Exercise goal: With all pictures omitted, return verbatim the lines from the beginning of the records below through the line containing "const yTicks = [3, 4, 5, 6];".
#### Input for this task ####
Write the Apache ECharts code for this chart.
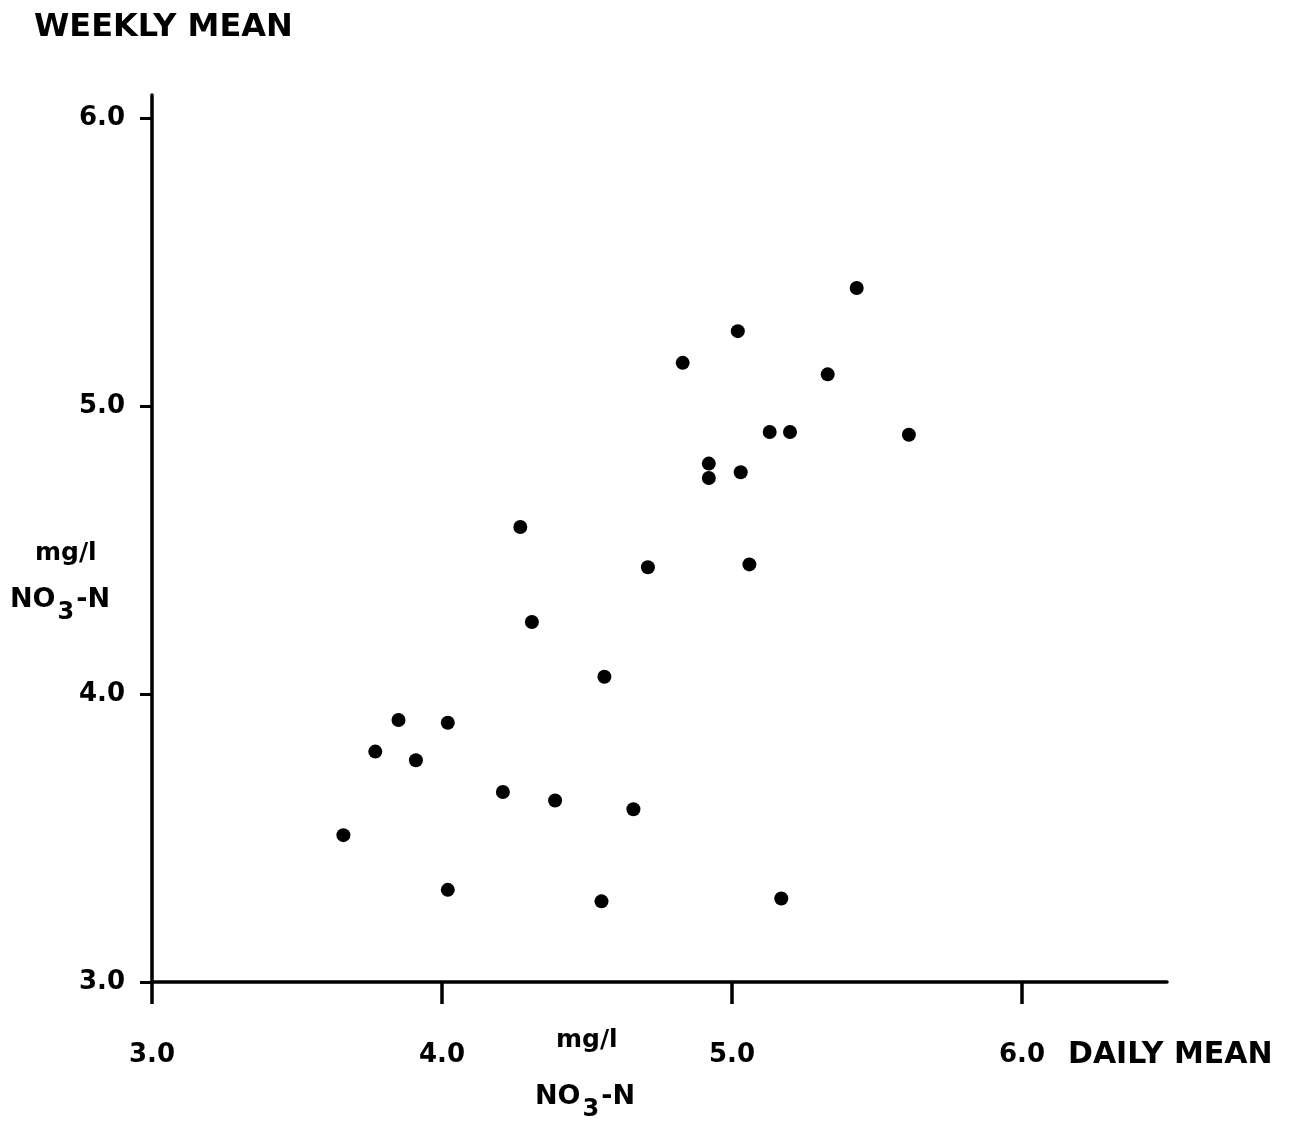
<!DOCTYPE html>
<html>
<head>
<meta charset="utf-8">
<title>NO3-N weekly mean vs daily mean</title>
<script src="https://cdn.jsdelivr.net/npm/echarts@6/dist/echarts.min.js"></script>
<style>
  html, body { margin: 0; padding: 0; background: #fff; }
  #chart { width: 1302px; height: 1128px; }
</style>
</head>
<body>
<div id="chart"></div>
<script>
// Daily-mean NO3-N (mg/l) for each week, x
const dailyMean = [
  5.43, 5.02, 4.83, 5.33, 5.13, 5.20, 5.61, 4.92, 4.92, 5.03,
  4.27, 4.71, 5.06, 4.31, 4.56, 3.85, 4.02, 3.77, 3.91, 4.21,
  4.39, 4.66, 3.66, 4.02, 4.55, 5.17
];
// Weekly-mean NO3-N (mg/l) for the same weeks, y
const weeklyMean = [
  5.41, 5.26, 5.15, 5.11, 4.91, 4.91, 4.90, 4.80, 4.75, 4.77,
  4.58, 4.44, 4.45, 4.25, 4.06, 3.91, 3.90, 3.80, 3.77, 3.66,
  3.63, 3.60, 3.51, 3.32, 3.28, 3.29
];
// Tick values on both axes
const xTicks = [3, 4, 5, 6];
const yTicks = [3, 4, 5, 6];

const points = dailyMean.map((x, i) => [x, weeklyMean[i]]);

const FONT = '"DejaVu Sans", "Liberation Sans", sans-serif';
const INK = '#000';

const chart = echarts.init(document.getElementById('chart'), null, { renderer: 'canvas' });

const labelStyle = { color: INK, fontFamily: FONT, fontWeight: 'bold', fontSize: 26 };
const richUnit = {
  b: { fontFamily: FONT, fontWeight: 'bold', fontSize: 27, color: INK, verticalAlign: 'top', lineHeight: 30 },
  s: { fontFamily: FONT, fontWeight: 'bold', fontSize: 24, color: INK, verticalAlign: 'top', lineHeight: 30, padding: [15, 2, 0, 2] },
  d: { fontFamily: FONT, fontWeight: 'bold', fontSize: 27, color: INK, verticalAlign: 'top', lineHeight: 30 }
};

chart.setOption({
  animation: false,
  backgroundColor: '#fff',
  grid: { left: 152, right: 135, top: 95, bottom: 146, containLabel: false },
  xAxis: {
    type: 'value',
    min: 3,
    max: 6.5,
    interval: 1,
    splitLine: { show: false },
    axisLine: { show: true, onZero: false, lineStyle: { color: INK, width: 3.5 } },
    axisTick: { show: true, length: 22, inside: false, customValues: xTicks, lineStyle: { color: INK, width: 3.5 } },
    axisLabel: {
      ...labelStyle,
      margin: 60,
      customValues: xTicks,
      formatter: v => v.toFixed(1)
    }
  },
  yAxis: {
    type: 'value',
    min: 3,
    max: 6.08,
    interval: 1,
    splitLine: { show: false },
    axisLine: { show: true, onZero: false, lineStyle: { color: INK, width: 3.5 } },
    axisTick: { show: true, length: 12, inside: false, customValues: yTicks, lineStyle: { color: INK, width: 3 } },
    axisLabel: {
      ...labelStyle,
      margin: 27,
      customValues: yTicks,
      formatter: v => v.toFixed(1)
    }
  },
  series: [{
    type: 'scatter',
    data: points,
    symbol: 'circle',
    symbolSize: 14,
    itemStyle: { color: INK, opacity: 1 }
  }],
  graphic: [
    {
      type: 'text', left: 34, top: 12,
      style: { text: 'WEEKLY MEAN', fill: INK, font: 'bold 32px ' + FONT }
    },
    {
      type: 'text', left: 35, top: 541,
      style: { text: 'mg/l', fill: INK, font: 'bold 25px ' + FONT }
    },
    {
      type: 'text', left: 10, top: 586,
      style: { text: '{b|NO}{s|3}{d|-N}', rich: richUnit }
    },
    {
      type: 'text', left: 556, top: 1028,
      style: { text: 'mg/l', fill: INK, font: 'bold 25px ' + FONT }
    },
    {
      type: 'text', left: 535, top: 1083,
      style: { text: '{b|NO}{s|3}{d|-N}', rich: richUnit }
    },
    {
      type: 'text', left: 1068, top: 1040,
      style: { text: 'DAILY MEAN', fill: INK, font: 'bold 30px ' + FONT }
    }
  ]
});
</script>
</body>
</html>
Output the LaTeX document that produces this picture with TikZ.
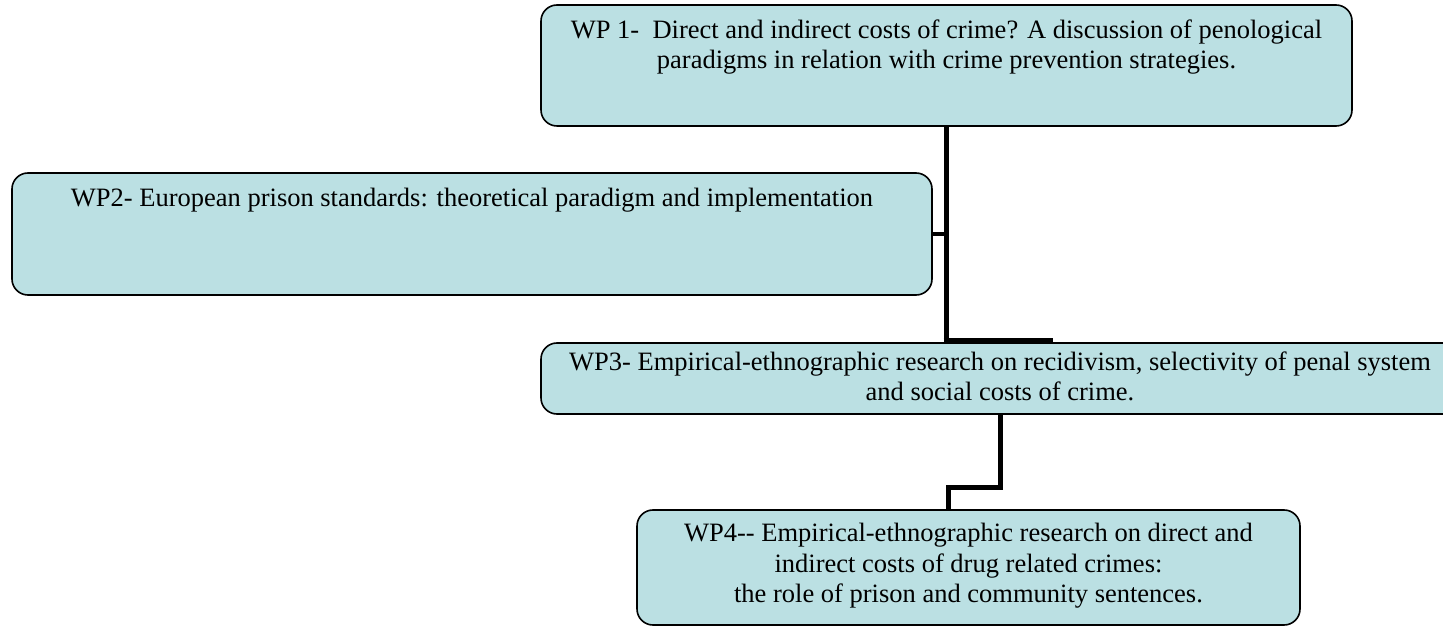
\documentclass[tikz,border=0pt]{standalone}
\usepackage{fontspec}
\setmainfont{Liberation Serif}
\definecolor{boxfill}{HTML}{BBE0E3}
\begin{document}
\begin{tikzpicture}[x=1pt,y=1pt,
  box/.style={draw=black, line width=1.6pt, fill=boxfill, rounded corners=16pt, inner sep=0pt},
  txt/.style={anchor=north, align=center, inner sep=0pt, font=\fontsize{26.5}{30.5}\selectfont},
  conn/.style={draw=black, line width=5pt},
  thin conn/.style={draw=black, line width=4pt}]
\useasboundingbox (0,0) rectangle (1443,627);
% boxes (pixel coords, y flipped)
\node[box, minimum width=811pt, minimum height=121pt] (wp1) at (946.5,561.5) {};
\node[box, minimum width=920pt, minimum height=122pt] (wp2) at (472,393) {};
\node[box, minimum width=918pt, minimum height=71pt] (wp3) at (1000,248.5) {};
\node[box, minimum width=663pt, minimum height=115pt] (wp4) at (968.5,59.5) {};
% texts
\node[txt] (t1) at ([yshift=-15pt]wp1.north) {WP 1-\ \ Direct and indirect costs of crime? A discussion of penological\\paradigms in relation with crime prevention strategies.};
\node[txt] (t2) at ([yshift=-16pt]wp2.north) {WP2- European prison standards: theoretical paradigm and implementation};
\node[txt] (t3) at ([yshift=-9pt]wp3.north) {WP3- Empirical-ethnographic research on recidivism, selectivity of penal system\\and social costs of crime.};
\node[txt] (t4) at ([yshift=-14pt]wp4.north) {WP4-{}- Empirical-ethnographic research on direct and\\indirect costs of drug related crimes:\\the role of prison and community sentences.};
% connectors
\coordinate (trunkTop) at (946,501);
\coordinate (trunkBot) at (946,286.5);
\coordinate (trunkEnd) at (1053,286.5);
\coordinate (wp2Join) at (946,393);
\draw[conn] (trunkTop) -- (trunkBot);
\draw[thin conn] ([xshift=-2.5pt]trunkBot) -- (trunkEnd);
\draw[thin conn] (wp2.east) -- (wp2Join);
\coordinate (c3a) at (1000,213);
\coordinate (c3b) at (1000,140);
\coordinate (c3c) at (948,140);
\coordinate (c3d) at (948,117);
\draw[conn] (c3a) -- (c3b) -- (c3c) -- (c3d);
\end{tikzpicture}
\end{document}
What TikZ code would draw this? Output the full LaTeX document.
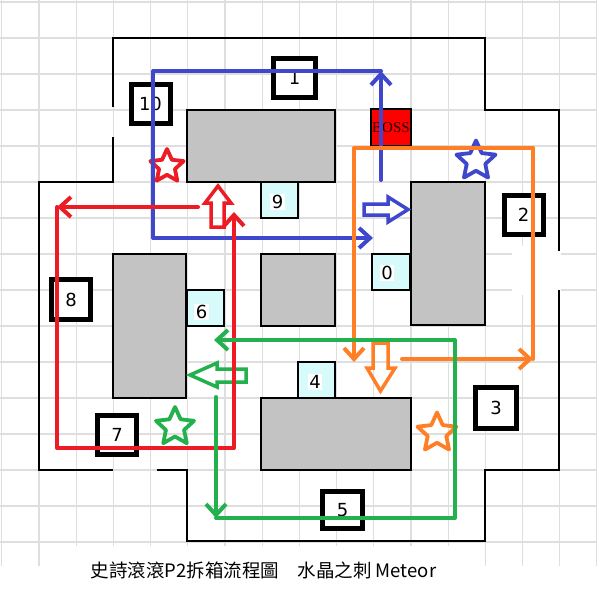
\documentclass[tikz,border=0pt]{standalone}
\usepackage{fontspec}
\setmainfont{DejaVu Sans}
\newfontfamily\cjkfont{Noto Sans CJK TC}
\newfontfamily\bossfont{Liberation Serif}
\usetikzlibrary{shapes,arrows.meta}
\definecolor{gridgray}{RGB}{222,222,222}
\definecolor{pillargray}{RGB}{195,195,195}
\definecolor{chestcyan}{RGB}{215,250,250}
\definecolor{bossred}{RGB}{255,0,0}
\definecolor{bosstext}{RGB}{40,0,0}
\definecolor{pathblue}{RGB}{63,72,204}
\definecolor{pathred}{RGB}{237,28,36}
\definecolor{pathorange}{RGB}{255,127,39}
\definecolor{pathgreen}{RGB}{34,177,76}
\tikzstyle{gridline} = [draw=gridgray, line width=1.2pt]
\tikzstyle{wall} = [draw=black, line width=2pt]
\tikzstyle{pillar} = [rectangle, draw, line width=2pt, fill=pillargray, inner sep=0pt]
\tikzstyle{chest} = [rectangle, draw, line width=1.6pt, fill=chestcyan, inner sep=0pt,
    minimum width=37pt, minimum height=36pt]
\tikzstyle{chestno} = [fill=white, inner sep=1.5pt, font=\fontsize{18}{18}\selectfont]
\tikzstyle{spot} = [rectangle, draw, line width=5pt, fill=white, inner sep=0pt,
    minimum width=39pt, minimum height=39pt, font=\fontsize{18}{18}\selectfont]
\tikzstyle{boss} = [rectangle, draw, line width=1.5pt, fill=bossred, inner sep=0pt,
    minimum width=40pt, minimum height=37pt, text=bosstext, font=\bossfont\fontsize{15}{15}\selectfont]
\tikzstyle{route} = [line width=4pt, line cap=round, line join=round]
\tikzstyle{barb} = [-{Straight Barb[length=11pt,width=20pt]}]
\tikzstyle{hollow} = [line width=3.5pt, line join=miter]
\tikzstyle{starmark} = [star, star points=5, star point ratio=2.1, draw, line width=3.8pt,
    line join=round, inner sep=0pt, minimum size=41pt]
\begin{document}
\begin{tikzpicture}[x=1pt,y=-1pt]
      \useasboundingbox (0,0) rectangle (597,591);
      \fill[white] (0,0) rectangle (597,591);
      % grid paper
      \foreach \k in {0,...,16} {
        \draw[gridline] ({1.7+37.2*\k},0) -- ({1.7+37.2*\k},591);
        \draw[gridline] (0,{2+36*\k}) -- (597,{2+36*\k});
      }
      \fill[white] (512,246) rectangle (561,295);
      \fill[white] (44,546) rectangle (470,591);
      \fill[white] (0,566) rectangle (597,591);

      % outer walls
      \draw[wall] (113,107) -- (113,38) -- (485,38) -- (485,110) -- (559,110) -- (559,251);
      \draw[wall] (559,290) -- (559,470) -- (485,470) -- (485,541) -- (187,541) -- (187,470) -- (157,470);
      \draw[wall] (113,470) -- (39,470) -- (39,182) -- (113,182) -- (113,137);

      % pillars
      \node [pillar, minimum width=148pt, minimum height=72pt] (ptop) at (261,146) {};
      \node [pillar, minimum width=74pt, minimum height=143pt] (pright) at (448,253.5) {};
      \node [pillar, minimum width=74pt, minimum height=72pt] (pmid) at (298,290) {};
      \node [pillar, minimum width=73pt, minimum height=144pt] (pleft) at (149.5,326) {};
      \node [pillar, minimum width=150pt, minimum height=72pt] (pbottom) at (336,434) {};

      % chests
      \node [chest, label={[chestno,xshift=-2pt,yshift=-2pt]center:9}] (c9) at (279.5,200) {};
      \node [chest, minimum width=38pt, label={[chestno,xshift=-4pt,yshift=-1pt]center:0}] (c0) at (391,272) {};
      \node [chest, label={[chestno,xshift=-4pt,yshift=-4pt]center:6}] (c6) at (205.5,308) {};
      \node [chest, label={[chestno,xshift=-1.5pt,yshift=-2pt]center:4}] (c4) at (316.5,380) {};

      % numbered spots
      \node [spot] (s10) at (150.5,104) {10};
      \node [spot, minimum width=42pt] (s1) at (294.5,78) {1};
      \node [spot] (s2) at (523.5,214.5) {2};
      \node [spot, minimum width=41pt, minimum height=41pt] (s3) at (496,408) {3};
      \node [spot, minimum width=40pt, minimum height=37pt] (s5) at (342.5,510) {5};
      \node [spot] (s7) at (117,435) {7};
      \node [spot, minimum height=40pt] (s8) at (71,299.5) {8};

      \node [boss] (boss) at (391,127.5) {BOSS};

      % hollow arrows
      \draw[hollow, pathblue] (364,204) -- (388,204) -- (388,197) -- (408,209.5) -- (388,222) -- (388,215) -- (364,215) -- cycle;
      \draw[hollow, pathred] (211,227) -- (211,203) -- (205,203) -- (218,186) -- (231,203) -- (224,203) -- (224,227) -- cycle;
      \draw[hollow, pathorange] (373,343) -- (388,343) -- (388,368) -- (395,368) -- (380.5,391) -- (367,368) -- (373,368) -- cycle;
      \draw[hollow, pathgreen] (246,369) -- (217,369) -- (217,363) -- (190,375) -- (217,387) -- (217,382) -- (246,382) -- cycle;

      % stars
      \node [starmark, draw=pathblue] (starblue) at (476,161) {};
      \node [starmark, draw=pathred, minimum size=35pt] (starred) at (167,166.5) {};
      \node [starmark, draw=pathorange] (starorange) at (437,433) {};
      \node [starmark, draw=pathgreen, minimum size=40pt] (stargreen) at (175,427) {};

      % blue route
      \coordinate (b0) at (381,180);
      \coordinate (b1) at (381,71);
      \coordinate (b2) at (153,71);
      \coordinate (b3) at (153,238);
      \coordinate (b4) at (373,238);
      \draw[route, pathblue, barb] (b0) -- (b1);
      \draw[route, pathblue, barb] (b1) -- (b2) -- (b3) -- (b4);

      % red route
      \coordinate (r0) at (198,207);
      \coordinate (r1) at (57,207);
      \coordinate (r2) at (57,448);
      \coordinate (r3) at (234,448);
      \coordinate (r4) at (234,212);
      \draw[route, pathred, barb] (r0) -- (r1);
      \draw[route, pathred, barb] (r1) -- (r2) -- (r3) -- (r4);

      % orange route
      \coordinate (o1) at (533,148);
      \coordinate (o2) at (533,359);
      \coordinate (o3) at (402,359);
      \coordinate (o4) at (354,148);
      \coordinate (o5) at (354,362);
      \draw[route, pathorange] (o1) -- (o2);
      \draw[route, pathorange, barb] (o1) -- (o4) -- (o5);
      \draw[route, pathorange, barb] (o3) -- (o2);

      % green route
      \coordinate (g0) at (216,397);
      \coordinate (g1) at (216,518);
      \coordinate (g2) at (455,518);
      \coordinate (g3) at (455,340);
      \coordinate (g4) at (214,340);
      \draw[route, pathgreen, barb] (g0) -- (g1);
      \draw[route, pathgreen, barb] (g1) -- (g2) -- (g3) -- (g4);

      \node [font=\cjkfont\fontsize{18.5}{18.5}\selectfont] (caption) at (263.5,570) {史詩滾滾P2拆箱流程圖　水晶之刺 Meteor};
\end{tikzpicture}
\end{document}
####
Answer to this exercise:
Write the Apache ECharts code for this chart.
<!DOCTYPE html>
<html>
<head>
<meta charset="utf-8">
<title>NO3-N weekly mean vs daily mean</title>
<script src="https://cdn.jsdelivr.net/npm/echarts@6/dist/echarts.min.js"></script>
<style>
  html, body { margin: 0; padding: 0; background: #fff; }
  #chart { width: 1302px; height: 1128px; }
</style>
</head>
<body>
<div id="chart"></div>
<script>
// Daily-mean NO3-N (mg/l) for each week, x
const dailyMean = [
  5.43, 5.02, 4.83, 5.33, 5.13, 5.20, 5.61, 4.92, 4.92, 5.03,
  4.27, 4.71, 5.06, 4.31, 4.56, 3.85, 4.02, 3.77, 3.91, 4.21,
  4.39, 4.66, 3.66, 4.02, 4.55, 5.17
];
// Weekly-mean NO3-N (mg/l) for the same weeks, y
const weeklyMean = [
  5.41, 5.26, 5.15, 5.11, 4.91, 4.91, 4.90, 4.80, 4.75, 4.77,
  4.58, 4.44, 4.45, 4.25, 4.06, 3.91, 3.90, 3.80, 3.77, 3.66,
  3.63, 3.60, 3.51, 3.32, 3.28, 3.29
];
// Tick values on both axes
const xTicks = [3, 4, 5, 6];
const yTicks = [3, 4, 5, 6];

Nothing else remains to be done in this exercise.